== DATA SECTION

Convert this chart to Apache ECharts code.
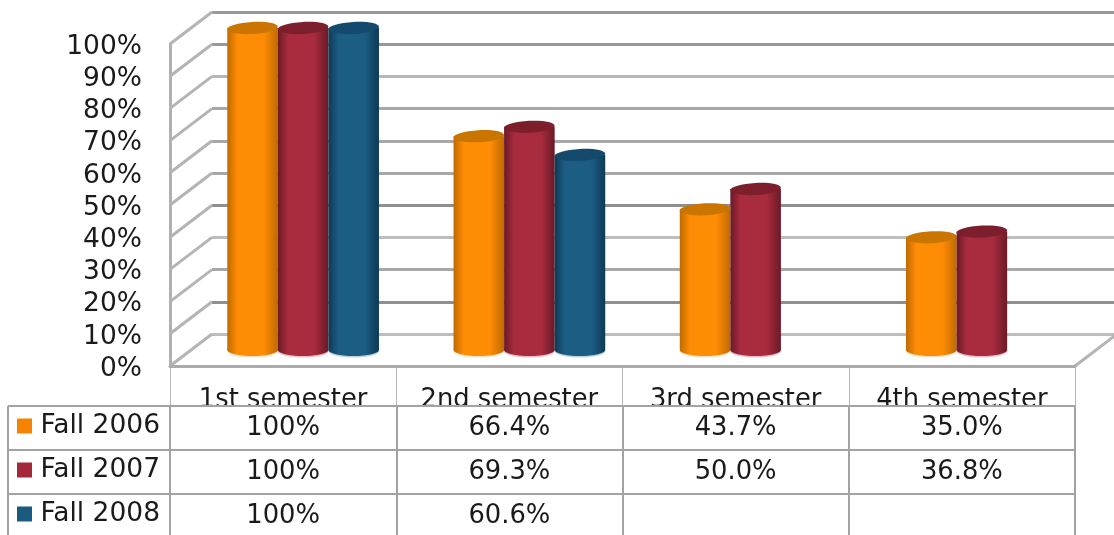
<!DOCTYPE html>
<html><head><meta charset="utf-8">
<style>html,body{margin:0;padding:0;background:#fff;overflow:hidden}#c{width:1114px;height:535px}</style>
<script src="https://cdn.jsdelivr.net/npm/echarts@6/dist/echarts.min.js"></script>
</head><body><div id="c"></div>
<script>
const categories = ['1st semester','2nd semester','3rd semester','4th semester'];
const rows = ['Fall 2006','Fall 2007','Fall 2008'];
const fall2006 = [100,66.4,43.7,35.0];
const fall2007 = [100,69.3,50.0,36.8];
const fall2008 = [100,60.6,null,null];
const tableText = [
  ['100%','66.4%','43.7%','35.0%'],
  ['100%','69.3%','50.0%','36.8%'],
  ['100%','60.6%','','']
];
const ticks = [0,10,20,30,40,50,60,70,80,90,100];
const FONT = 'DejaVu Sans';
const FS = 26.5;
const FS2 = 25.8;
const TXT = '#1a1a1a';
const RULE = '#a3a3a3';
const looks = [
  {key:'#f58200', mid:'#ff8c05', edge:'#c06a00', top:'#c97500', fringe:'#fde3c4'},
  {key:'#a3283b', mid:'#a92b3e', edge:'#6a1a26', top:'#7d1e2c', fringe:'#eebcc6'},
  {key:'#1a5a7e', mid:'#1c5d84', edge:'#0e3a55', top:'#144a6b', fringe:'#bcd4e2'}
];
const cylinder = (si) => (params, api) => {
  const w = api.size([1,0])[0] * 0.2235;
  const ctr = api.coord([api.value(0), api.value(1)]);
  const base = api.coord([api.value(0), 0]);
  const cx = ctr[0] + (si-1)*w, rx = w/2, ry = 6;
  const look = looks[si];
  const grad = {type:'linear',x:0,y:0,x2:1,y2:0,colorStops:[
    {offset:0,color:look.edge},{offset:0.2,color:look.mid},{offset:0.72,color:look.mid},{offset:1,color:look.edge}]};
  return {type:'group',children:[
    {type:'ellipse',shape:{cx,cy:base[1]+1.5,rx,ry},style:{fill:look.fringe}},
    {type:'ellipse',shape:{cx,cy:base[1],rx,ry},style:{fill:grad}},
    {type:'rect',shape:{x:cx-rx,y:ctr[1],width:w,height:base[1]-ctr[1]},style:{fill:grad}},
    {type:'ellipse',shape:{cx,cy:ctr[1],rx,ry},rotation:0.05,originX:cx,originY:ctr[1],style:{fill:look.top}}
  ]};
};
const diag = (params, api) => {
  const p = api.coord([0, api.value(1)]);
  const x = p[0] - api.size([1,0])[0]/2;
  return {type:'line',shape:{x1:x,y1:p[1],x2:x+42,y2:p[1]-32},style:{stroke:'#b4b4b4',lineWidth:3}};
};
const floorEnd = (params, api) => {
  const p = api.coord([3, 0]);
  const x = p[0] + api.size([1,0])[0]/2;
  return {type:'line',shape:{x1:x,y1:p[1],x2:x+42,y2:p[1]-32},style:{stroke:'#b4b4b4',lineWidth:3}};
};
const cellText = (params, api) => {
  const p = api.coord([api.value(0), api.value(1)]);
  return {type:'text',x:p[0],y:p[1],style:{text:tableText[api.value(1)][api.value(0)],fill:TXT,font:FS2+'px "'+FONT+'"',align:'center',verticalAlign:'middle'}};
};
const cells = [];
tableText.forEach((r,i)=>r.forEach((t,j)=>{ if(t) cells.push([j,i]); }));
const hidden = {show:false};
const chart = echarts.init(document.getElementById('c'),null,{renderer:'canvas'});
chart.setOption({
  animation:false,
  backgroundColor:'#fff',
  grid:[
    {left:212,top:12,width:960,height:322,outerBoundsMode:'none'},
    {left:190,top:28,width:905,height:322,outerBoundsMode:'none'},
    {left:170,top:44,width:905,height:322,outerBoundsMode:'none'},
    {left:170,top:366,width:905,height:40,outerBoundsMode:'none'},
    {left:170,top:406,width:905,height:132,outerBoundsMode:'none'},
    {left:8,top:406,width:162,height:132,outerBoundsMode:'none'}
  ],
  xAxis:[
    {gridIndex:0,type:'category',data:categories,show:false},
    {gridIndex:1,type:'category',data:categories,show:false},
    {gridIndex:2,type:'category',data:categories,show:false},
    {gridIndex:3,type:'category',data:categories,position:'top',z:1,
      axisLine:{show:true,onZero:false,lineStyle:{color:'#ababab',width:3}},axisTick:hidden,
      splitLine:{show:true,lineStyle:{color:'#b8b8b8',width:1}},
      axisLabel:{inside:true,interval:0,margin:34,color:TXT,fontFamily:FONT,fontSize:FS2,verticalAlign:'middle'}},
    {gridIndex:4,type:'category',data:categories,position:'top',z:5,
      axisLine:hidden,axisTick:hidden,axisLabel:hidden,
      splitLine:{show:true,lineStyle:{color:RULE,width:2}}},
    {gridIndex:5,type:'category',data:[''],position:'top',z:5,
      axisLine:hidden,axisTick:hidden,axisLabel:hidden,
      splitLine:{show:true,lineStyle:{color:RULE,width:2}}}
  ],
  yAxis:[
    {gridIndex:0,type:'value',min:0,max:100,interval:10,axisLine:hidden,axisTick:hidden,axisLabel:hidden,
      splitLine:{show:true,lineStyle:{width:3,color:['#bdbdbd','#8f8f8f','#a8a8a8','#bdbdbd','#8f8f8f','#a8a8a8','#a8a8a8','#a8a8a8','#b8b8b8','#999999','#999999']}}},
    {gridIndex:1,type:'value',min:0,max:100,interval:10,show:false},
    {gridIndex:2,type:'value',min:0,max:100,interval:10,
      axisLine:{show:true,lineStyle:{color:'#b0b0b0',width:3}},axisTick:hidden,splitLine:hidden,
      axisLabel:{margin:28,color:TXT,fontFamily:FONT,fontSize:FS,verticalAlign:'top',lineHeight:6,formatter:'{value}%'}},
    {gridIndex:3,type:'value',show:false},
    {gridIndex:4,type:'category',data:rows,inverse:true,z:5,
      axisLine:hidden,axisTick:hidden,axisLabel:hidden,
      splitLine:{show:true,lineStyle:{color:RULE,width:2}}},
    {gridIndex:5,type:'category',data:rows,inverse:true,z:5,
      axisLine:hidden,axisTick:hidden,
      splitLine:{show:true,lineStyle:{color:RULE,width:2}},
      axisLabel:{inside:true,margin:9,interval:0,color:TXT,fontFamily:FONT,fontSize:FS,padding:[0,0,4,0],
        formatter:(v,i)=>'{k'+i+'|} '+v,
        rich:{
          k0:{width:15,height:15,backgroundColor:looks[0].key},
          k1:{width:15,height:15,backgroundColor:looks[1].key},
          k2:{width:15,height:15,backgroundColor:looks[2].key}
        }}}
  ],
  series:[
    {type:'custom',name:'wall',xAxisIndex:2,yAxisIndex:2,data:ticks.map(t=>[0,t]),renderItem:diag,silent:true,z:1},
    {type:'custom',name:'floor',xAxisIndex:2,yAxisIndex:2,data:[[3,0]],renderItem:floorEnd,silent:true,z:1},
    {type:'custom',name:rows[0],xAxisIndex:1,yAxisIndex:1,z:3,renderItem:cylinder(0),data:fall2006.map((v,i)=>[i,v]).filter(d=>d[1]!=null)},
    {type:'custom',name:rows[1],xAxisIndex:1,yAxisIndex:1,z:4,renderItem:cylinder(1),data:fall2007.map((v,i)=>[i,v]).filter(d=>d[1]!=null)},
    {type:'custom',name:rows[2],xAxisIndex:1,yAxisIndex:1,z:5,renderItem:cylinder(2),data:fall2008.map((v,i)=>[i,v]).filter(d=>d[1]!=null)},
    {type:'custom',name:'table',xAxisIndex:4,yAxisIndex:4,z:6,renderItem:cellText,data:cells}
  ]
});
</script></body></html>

====

Do not copy the pictures, but repeat every line exactly.

COMPLETE OUTPUT:
Convert this chart to Apache ECharts code.
<!DOCTYPE html>
<html><head><meta charset="utf-8">
<style>html,body{margin:0;padding:0;background:#fff;overflow:hidden}#c{width:1114px;height:535px}</style>
<script src="https://cdn.jsdelivr.net/npm/echarts@6/dist/echarts.min.js"></script>
</head><body><div id="c"></div>
<script>
const categories = ['1st semester','2nd semester','3rd semester','4th semester'];
const rows = ['Fall 2006','Fall 2007','Fall 2008'];
const fall2006 = [100,66.4,43.7,35.0];
const fall2007 = [100,69.3,50.0,36.8];
const fall2008 = [100,60.6,null,null];
const tableText = [
  ['100%','66.4%','43.7%','35.0%'],
  ['100%','69.3%','50.0%','36.8%'],
  ['100%','60.6%','','']
];
const ticks = [0,10,20,30,40,50,60,70,80,90,100];
const FONT = 'DejaVu Sans';
const FS = 26.5;
const FS2 = 25.8;
const TXT = '#1a1a1a';
const RULE = '#a3a3a3';
const looks = [
  {key:'#f58200', mid:'#ff8c05', edge:'#c06a00', top:'#c97500', fringe:'#fde3c4'},
  {key:'#a3283b', mid:'#a92b3e', edge:'#6a1a26', top:'#7d1e2c', fringe:'#eebcc6'},
  {key:'#1a5a7e', mid:'#1c5d84', edge:'#0e3a55', top:'#144a6b', fringe:'#bcd4e2'}
];
const cylinder = (si) => (params, api) => {
  const w = api.size([1,0])[0] * 0.2235;
  const ctr = api.coord([api.value(0), api.value(1)]);
  const base = api.coord([api.value(0), 0]);
  const cx = ctr[0] + (si-1)*w, rx = w/2, ry = 6;
  const look = looks[si];
  const grad = {type:'linear',x:0,y:0,x2:1,y2:0,colorStops:[
    {offset:0,color:look.edge},{offset:0.2,color:look.mid},{offset:0.72,color:look.mid},{offset:1,color:look.edge}]};
  return {type:'group',children:[
    {type:'ellipse',shape:{cx,cy:base[1]+1.5,rx,ry},style:{fill:look.fringe}},
    {type:'ellipse',shape:{cx,cy:base[1],rx,ry},style:{fill:grad}},
    {type:'rect',shape:{x:cx-rx,y:ctr[1],width:w,height:base[1]-ctr[1]},style:{fill:grad}},
    {type:'ellipse',shape:{cx,cy:ctr[1],rx,ry},rotation:0.05,originX:cx,originY:ctr[1],style:{fill:look.top}}
  ]};
};
const diag = (params, api) => {
  const p = api.coord([0, api.value(1)]);
  const x = p[0] - api.size([1,0])[0]/2;
  return {type:'line',shape:{x1:x,y1:p[1],x2:x+42,y2:p[1]-32},style:{stroke:'#b4b4b4',lineWidth:3}};
};
const floorEnd = (params, api) => {
  const p = api.coord([3, 0]);
  const x = p[0] + api.size([1,0])[0]/2;
  return {type:'line',shape:{x1:x,y1:p[1],x2:x+42,y2:p[1]-32},style:{stroke:'#b4b4b4',lineWidth:3}};
};
const cellText = (params, api) => {
  const p = api.coord([api.value(0), api.value(1)]);
  return {type:'text',x:p[0],y:p[1],style:{text:tableText[api.value(1)][api.value(0)],fill:TXT,font:FS2+'px "'+FONT+'"',align:'center',verticalAlign:'middle'}};
};
const cells = [];
tableText.forEach((r,i)=>r.forEach((t,j)=>{ if(t) cells.push([j,i]); }));
const hidden = {show:false};
const chart = echarts.init(document.getElementById('c'),null,{renderer:'canvas'});
chart.setOption({
  animation:false,
  backgroundColor:'#fff',
  grid:[
    {left:212,top:12,width:960,height:322,outerBoundsMode:'none'},
    {left:190,top:28,width:905,height:322,outerBoundsMode:'none'},
    {left:170,top:44,width:905,height:322,outerBoundsMode:'none'},
    {left:170,top:366,width:905,height:40,outerBoundsMode:'none'},
    {left:170,top:406,width:905,height:132,outerBoundsMode:'none'},
    {left:8,top:406,width:162,height:132,outerBoundsMode:'none'}
  ],
  xAxis:[
    {gridIndex:0,type:'category',data:categories,show:false},
    {gridIndex:1,type:'category',data:categories,show:false},
    {gridIndex:2,type:'category',data:categories,show:false},
    {gridIndex:3,type:'category',data:categories,position:'top',z:1,
      axisLine:{show:true,onZero:false,lineStyle:{color:'#ababab',width:3}},axisTick:hidden,
      splitLine:{show:true,lineStyle:{color:'#b8b8b8',width:1}},
      axisLabel:{inside:true,interval:0,margin:34,color:TXT,fontFamily:FONT,fontSize:FS2,verticalAlign:'middle'}},
    {gridIndex:4,type:'category',data:categories,position:'top',z:5,
      axisLine:hidden,axisTick:hidden,axisLabel:hidden,
      splitLine:{show:true,lineStyle:{color:RULE,width:2}}},
    {gridIndex:5,type:'category',data:[''],position:'top',z:5,
      axisLine:hidden,axisTick:hidden,axisLabel:hidden,
      splitLine:{show:true,lineStyle:{color:RULE,width:2}}}
  ],
  yAxis:[
    {gridIndex:0,type:'value',min:0,max:100,interval:10,axisLine:hidden,axisTick:hidden,axisLabel:hidden,
      splitLine:{show:true,lineStyle:{width:3,color:['#bdbdbd','#8f8f8f','#a8a8a8','#bdbdbd','#8f8f8f','#a8a8a8','#a8a8a8','#a8a8a8','#b8b8b8','#999999','#999999']}}},
    {gridIndex:1,type:'value',min:0,max:100,interval:10,show:false},
    {gridIndex:2,type:'value',min:0,max:100,interval:10,
      axisLine:{show:true,lineStyle:{color:'#b0b0b0',width:3}},axisTick:hidden,splitLine:hidden,
      axisLabel:{margin:28,color:TXT,fontFamily:FONT,fontSize:FS,verticalAlign:'top',lineHeight:6,formatter:'{value}%'}},
    {gridIndex:3,type:'value',show:false},
    {gridIndex:4,type:'category',data:rows,inverse:true,z:5,
      axisLine:hidden,axisTick:hidden,axisLabel:hidden,
      splitLine:{show:true,lineStyle:{color:RULE,width:2}}},
    {gridIndex:5,type:'category',data:rows,inverse:true,z:5,
      axisLine:hidden,axisTick:hidden,
      splitLine:{show:true,lineStyle:{color:RULE,width:2}},
      axisLabel:{inside:true,margin:9,interval:0,color:TXT,fontFamily:FONT,fontSize:FS,padding:[0,0,4,0],
        formatter:(v,i)=>'{k'+i+'|} '+v,
        rich:{
          k0:{width:15,height:15,backgroundColor:looks[0].key},
          k1:{width:15,height:15,backgroundColor:looks[1].key},
          k2:{width:15,height:15,backgroundColor:looks[2].key}
        }}}
  ],
  series:[
    {type:'custom',name:'wall',xAxisIndex:2,yAxisIndex:2,data:ticks.map(t=>[0,t]),renderItem:diag,silent:true,z:1},
    {type:'custom',name:'floor',xAxisIndex:2,yAxisIndex:2,data:[[3,0]],renderItem:floorEnd,silent:true,z:1},
    {type:'custom',name:rows[0],xAxisIndex:1,yAxisIndex:1,z:3,renderItem:cylinder(0),data:fall2006.map((v,i)=>[i,v]).filter(d=>d[1]!=null)},
    {type:'custom',name:rows[1],xAxisIndex:1,yAxisIndex:1,z:4,renderItem:cylinder(1),data:fall2007.map((v,i)=>[i,v]).filter(d=>d[1]!=null)},
    {type:'custom',name:rows[2],xAxisIndex:1,yAxisIndex:1,z:5,renderItem:cylinder(2),data:fall2008.map((v,i)=>[i,v]).filter(d=>d[1]!=null)},
    {type:'custom',name:'table',xAxisIndex:4,yAxisIndex:4,z:6,renderItem:cellText,data:cells}
  ]
});
</script></body></html>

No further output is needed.